Morgenthau was the father of Robert M. Morgenthau, who was District Attorney of Manhattan for 35 years and Henry Morgenthau III, an American author and television producer. He continued as treasury secretary through the first few months of Harry Truman's presidency, and from June 27, 1945 to July 3, 1945, following the resignation of Secretary of State Edward Stettinius Jr., was next in line to the presidency. Morgenthau was the first and only Jew to be first in the presidential line of succession.

Early life

Morgenthau was born into a prominent Jewish family in New York City, the son of Josephine (Sykes) and Henry Morgenthau Sr., a real estate mogul and diplomat. His parents were born in Germany. He had three sisters. He attended Phillips Exeter Academy, later transferring to the Dwight School. He then studied architecture and agriculture at Cornell University. In 1913, he met and became friends with Franklin and Eleanor Roosevelt. He operated a farm named Fishkill Farms near the Roosevelt estate in upstate New York, specializing, like FDR, in growing Christmas trees. He was concerned about distress among farmers, who comprised over a fourth of the population. In 1922, he took over the American Agriculturalist magazine, making it a voice for reclamation, conservation, and scientific farming.[2] In 1929, Roosevelt, as Governor of New York, appointed him chair of the New York State Agricultural Advisory Committee and to the state Conservation Commission.

New Deal

In 1933, Roosevelt became President and appointed Morgenthau governor of the Federal Farm Board. Morgenthau was nonetheless involved in monetary decisions. Roosevelt adopted the idea of raising the price of gold to inflate the currency and reverse the debilitating deflation of prices. The idea came from Professor George Warren of Cornell University. Morgenthau wrote in his diary:

Saturday — Went to the White House and met Jones there. I said to the President that we did not buy any gold last night. He said, "That is right. Harrison called up and spoke to Jesse." I could not make out whether he also spoke to the President. Then Harrison urged that inasmuch as Saturday was only half a day that they should not buy any gold. Both the President and Jones said that they thought they made a mistake by agreeing with Harrison. I believe it was on Friday that we raised the price 21¢, and the President said, "It is a lucky number because it is three times seven." If anybody ever knew how we really set the gold price through a combination of lucky numbers, etc., I think that they really would be frightened. Saturday we increased the price 10¢. I stayed after Jones left and had a good half hour talk in which most of the time Louis Howe was present.
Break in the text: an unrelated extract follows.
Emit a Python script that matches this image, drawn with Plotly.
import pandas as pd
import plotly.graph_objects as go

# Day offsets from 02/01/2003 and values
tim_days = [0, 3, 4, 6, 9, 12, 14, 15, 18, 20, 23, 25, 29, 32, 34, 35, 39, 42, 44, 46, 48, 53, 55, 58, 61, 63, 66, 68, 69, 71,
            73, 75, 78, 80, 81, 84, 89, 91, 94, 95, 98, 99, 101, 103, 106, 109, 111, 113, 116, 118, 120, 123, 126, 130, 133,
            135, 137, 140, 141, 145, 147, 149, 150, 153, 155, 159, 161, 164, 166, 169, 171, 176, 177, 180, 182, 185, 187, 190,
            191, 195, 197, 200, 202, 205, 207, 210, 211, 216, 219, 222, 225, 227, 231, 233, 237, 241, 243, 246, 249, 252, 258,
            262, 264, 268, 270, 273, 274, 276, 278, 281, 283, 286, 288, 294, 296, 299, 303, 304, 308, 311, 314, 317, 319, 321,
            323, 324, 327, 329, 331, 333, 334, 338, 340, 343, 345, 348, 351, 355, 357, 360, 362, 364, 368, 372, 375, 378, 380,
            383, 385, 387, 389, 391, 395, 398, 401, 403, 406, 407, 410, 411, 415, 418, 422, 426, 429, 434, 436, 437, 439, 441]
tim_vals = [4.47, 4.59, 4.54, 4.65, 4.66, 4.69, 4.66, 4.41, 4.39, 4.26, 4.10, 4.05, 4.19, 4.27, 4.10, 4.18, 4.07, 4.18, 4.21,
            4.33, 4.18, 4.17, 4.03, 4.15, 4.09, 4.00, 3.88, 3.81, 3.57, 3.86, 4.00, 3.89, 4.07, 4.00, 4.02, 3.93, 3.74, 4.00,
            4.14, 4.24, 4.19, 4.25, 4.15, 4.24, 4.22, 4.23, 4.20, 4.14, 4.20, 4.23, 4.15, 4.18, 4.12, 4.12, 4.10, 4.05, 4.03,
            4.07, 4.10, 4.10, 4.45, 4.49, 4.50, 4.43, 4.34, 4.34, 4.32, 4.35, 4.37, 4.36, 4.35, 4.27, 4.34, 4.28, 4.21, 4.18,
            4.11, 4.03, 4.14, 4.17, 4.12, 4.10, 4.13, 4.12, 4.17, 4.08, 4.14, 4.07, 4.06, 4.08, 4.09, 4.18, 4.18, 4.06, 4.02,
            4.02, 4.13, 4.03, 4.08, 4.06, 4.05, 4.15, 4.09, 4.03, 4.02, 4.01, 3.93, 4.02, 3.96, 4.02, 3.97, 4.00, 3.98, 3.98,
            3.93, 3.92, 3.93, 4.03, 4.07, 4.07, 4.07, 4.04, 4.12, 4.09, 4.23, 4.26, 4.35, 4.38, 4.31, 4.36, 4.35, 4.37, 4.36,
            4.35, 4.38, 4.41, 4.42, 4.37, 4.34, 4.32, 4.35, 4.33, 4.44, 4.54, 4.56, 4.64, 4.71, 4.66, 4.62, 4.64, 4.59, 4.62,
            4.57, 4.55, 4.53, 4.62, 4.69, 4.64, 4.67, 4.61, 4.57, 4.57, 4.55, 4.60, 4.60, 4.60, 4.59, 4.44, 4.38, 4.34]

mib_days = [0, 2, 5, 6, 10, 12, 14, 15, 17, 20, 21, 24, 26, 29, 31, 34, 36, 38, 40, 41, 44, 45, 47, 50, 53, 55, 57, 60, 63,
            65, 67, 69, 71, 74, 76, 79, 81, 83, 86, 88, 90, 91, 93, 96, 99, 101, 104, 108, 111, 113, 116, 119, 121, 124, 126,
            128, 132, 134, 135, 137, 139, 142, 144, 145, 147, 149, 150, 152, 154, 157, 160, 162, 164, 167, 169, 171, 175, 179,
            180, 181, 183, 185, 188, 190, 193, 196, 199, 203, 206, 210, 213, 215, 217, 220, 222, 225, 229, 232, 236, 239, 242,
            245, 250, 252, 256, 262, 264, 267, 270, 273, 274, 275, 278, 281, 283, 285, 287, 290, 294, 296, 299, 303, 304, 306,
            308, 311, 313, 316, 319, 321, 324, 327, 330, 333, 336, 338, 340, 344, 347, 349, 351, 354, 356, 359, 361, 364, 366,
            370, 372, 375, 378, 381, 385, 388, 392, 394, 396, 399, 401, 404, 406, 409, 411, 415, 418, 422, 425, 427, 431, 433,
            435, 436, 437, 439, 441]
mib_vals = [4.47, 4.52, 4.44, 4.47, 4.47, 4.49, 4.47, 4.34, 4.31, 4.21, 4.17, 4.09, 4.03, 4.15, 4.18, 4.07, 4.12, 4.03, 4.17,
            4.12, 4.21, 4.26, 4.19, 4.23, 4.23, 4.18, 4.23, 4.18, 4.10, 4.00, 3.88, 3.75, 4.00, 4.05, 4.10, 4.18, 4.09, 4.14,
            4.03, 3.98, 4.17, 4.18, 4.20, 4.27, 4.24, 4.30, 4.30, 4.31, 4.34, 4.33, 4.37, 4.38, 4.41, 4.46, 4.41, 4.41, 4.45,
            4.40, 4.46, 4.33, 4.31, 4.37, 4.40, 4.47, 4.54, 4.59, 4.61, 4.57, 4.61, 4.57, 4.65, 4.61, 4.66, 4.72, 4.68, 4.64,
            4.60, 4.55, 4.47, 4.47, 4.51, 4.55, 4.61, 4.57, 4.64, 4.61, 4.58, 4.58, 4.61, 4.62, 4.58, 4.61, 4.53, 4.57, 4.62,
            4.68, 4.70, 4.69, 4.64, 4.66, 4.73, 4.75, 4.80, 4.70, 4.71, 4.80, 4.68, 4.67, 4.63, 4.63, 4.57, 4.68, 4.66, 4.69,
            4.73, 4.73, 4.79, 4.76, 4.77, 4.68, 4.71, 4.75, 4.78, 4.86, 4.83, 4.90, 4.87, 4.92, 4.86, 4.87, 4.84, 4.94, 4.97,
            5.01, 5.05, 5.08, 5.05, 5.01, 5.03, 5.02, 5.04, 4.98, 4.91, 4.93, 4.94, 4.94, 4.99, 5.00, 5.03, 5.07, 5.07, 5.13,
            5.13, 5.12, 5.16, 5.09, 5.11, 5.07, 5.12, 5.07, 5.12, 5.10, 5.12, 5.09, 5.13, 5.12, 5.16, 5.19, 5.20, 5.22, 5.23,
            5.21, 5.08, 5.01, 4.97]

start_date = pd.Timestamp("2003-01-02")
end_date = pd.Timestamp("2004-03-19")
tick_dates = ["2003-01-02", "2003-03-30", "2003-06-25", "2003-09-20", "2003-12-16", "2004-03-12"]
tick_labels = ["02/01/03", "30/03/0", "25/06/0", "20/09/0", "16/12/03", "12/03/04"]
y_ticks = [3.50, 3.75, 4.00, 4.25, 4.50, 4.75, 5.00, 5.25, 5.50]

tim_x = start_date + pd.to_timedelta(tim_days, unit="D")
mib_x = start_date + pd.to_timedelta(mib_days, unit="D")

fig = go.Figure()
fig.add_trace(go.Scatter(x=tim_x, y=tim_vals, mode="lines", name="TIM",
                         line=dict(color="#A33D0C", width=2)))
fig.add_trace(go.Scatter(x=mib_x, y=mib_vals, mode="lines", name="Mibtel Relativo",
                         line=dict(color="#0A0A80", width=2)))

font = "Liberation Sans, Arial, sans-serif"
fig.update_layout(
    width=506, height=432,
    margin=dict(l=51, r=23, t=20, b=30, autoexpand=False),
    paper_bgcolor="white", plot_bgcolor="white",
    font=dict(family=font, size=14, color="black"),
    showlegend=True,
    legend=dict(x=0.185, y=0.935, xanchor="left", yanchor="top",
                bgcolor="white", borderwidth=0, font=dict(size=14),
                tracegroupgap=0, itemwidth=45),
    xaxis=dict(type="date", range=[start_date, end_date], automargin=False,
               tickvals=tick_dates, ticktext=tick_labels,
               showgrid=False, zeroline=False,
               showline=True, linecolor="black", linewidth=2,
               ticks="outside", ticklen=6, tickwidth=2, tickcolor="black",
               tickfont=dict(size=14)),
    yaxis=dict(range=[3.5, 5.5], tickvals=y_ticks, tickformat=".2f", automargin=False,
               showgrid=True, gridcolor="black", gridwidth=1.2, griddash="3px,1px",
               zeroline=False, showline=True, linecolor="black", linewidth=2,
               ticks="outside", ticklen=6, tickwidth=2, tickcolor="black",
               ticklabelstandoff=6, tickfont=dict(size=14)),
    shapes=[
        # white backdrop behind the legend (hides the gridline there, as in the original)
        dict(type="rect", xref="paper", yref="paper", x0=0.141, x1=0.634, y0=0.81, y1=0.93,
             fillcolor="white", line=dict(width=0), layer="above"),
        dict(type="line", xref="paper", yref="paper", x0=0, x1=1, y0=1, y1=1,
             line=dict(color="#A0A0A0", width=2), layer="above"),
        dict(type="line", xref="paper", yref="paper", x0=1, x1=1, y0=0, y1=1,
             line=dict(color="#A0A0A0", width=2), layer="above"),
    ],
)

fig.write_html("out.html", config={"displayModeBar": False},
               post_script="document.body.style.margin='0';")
In 1934, when William H. Woodin resigned because of poor health, Roosevelt appointed Morgenthau Secretary of the Treasury; even conservatives approved.[8] Morgenthau was a strict monetarist. President Roosevelt, Morgenthau, and Federal Reserve Chairman Marriner Stoddard Eccles jointly kept interest rates low during the depression to finance massive public spending, and then later to support rearmament, support for Britain, and U.S. participation in WW II.[9][10][11]
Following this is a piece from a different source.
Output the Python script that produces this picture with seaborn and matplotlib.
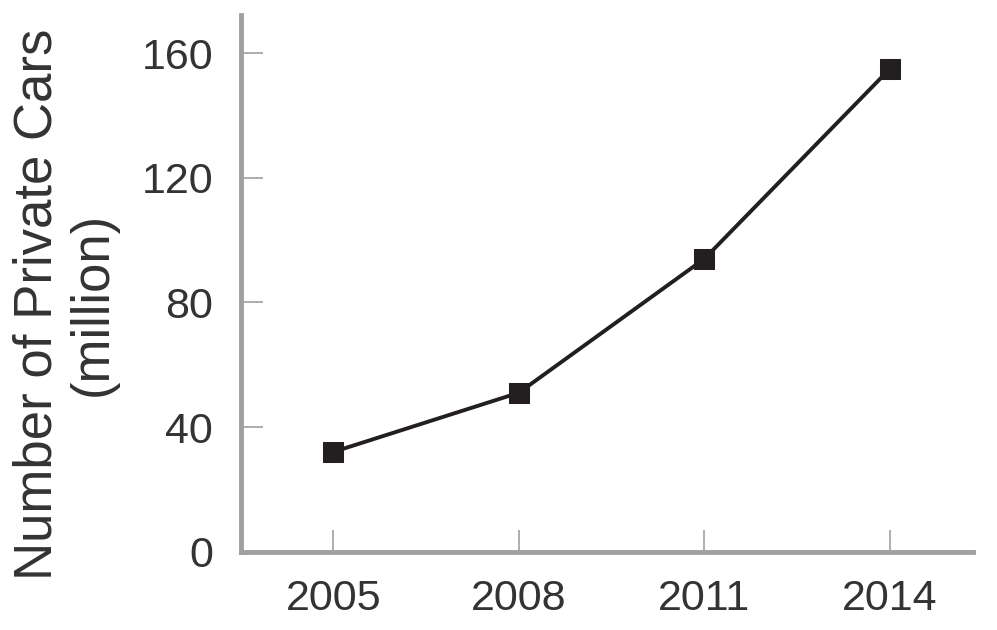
import matplotlib
matplotlib.use("Agg")
import matplotlib.pyplot as plt
import pandas as pd
import seaborn as sns

# data
years = [2005, 2008, 2011, 2014]
cars_million = [32, 51, 94, 155]
y_ticks = [0, 40, 80, 120, 160]

AXIS_GREY = "#a0a0a0"
TEXT = "#333333"
MARK = "#231f20"

sns.set_style("white")
plt.rcParams["font.family"] = ["Liberation Sans", "DejaVu Sans"]

df = pd.DataFrame({"year": years, "cars": cars_million})

fig = plt.figure(figsize=(9.97, 6.3), dpi=100)
ax = fig.add_axes([241 / 997, 1 - 551.7 / 630, (973 - 241) / 997, (551.7 - 15) / 630])

sns.lineplot(data=df, x="year", y="cars", ax=ax, color=MARK, linewidth=2.8,
             marker="s", markersize=14, markeredgecolor=MARK, markerfacecolor=MARK)

ax.set_xlim(2003.51, 2015.34)
ax.set_ylim(0, 172.2)
ax.set_xticks(years)
ax.set_yticks(y_ticks)
ax.set_xlabel("")
ax.set_ylabel("")

for side in ["top", "right"]:
    ax.spines[side].set_visible(False)
for side in ["left", "bottom"]:
    ax.spines[side].set_color(AXIS_GREY)
    ax.spines[side].set_linewidth(3.5)

ax.tick_params(axis="both", direction="in", length=16, width=1.2, color=AXIS_GREY,
               labelsize=31, labelcolor=TEXT, bottom=True, left=True)
ax.tick_params(axis="y", pad=20)
ax.tick_params(axis="x", pad=20)

fig.text(65 / 997, 1 - 304 / 630, "Number of Private Cars\n(million)", rotation=90,
         ha="center", va="center", multialignment="center", fontsize=38, color=TEXT,
         linespacing=1.15)

fig.savefig("out.png", dpi=100)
In 1934, President Franklin D. Roosevelt asked Morgenthau to examine the taxes of William Randolph Hearst because FDR was "advised that Hearst was planning to use his newspapers to launch a major attack on the New Deal and its economic policies."[12] Treasury Secretary Morgenthau explained that he examined the taxes of William Randolph Hearst and actress Marion Davies and "advised FDR to mount a preemptive attack on both her and Hearst."[12][13]

Campaign against corruption

Morgenthau used his position as Treasury chief to investigate organized crime and government corruption. Treasury Intelligence and other agencies (the notoriously fragmented United States federal law enforcement system had five in the Treasury Department alone) were uncoordinated in their efforts; efforts to create a super-agency were stalled by J. Edgar Hoover, who feared his FBI would be overshadowed. Nevertheless, Morgenthau created a coordinator for the Treasury agencies; although the coordinator could not control them, he could move them to some cooperation.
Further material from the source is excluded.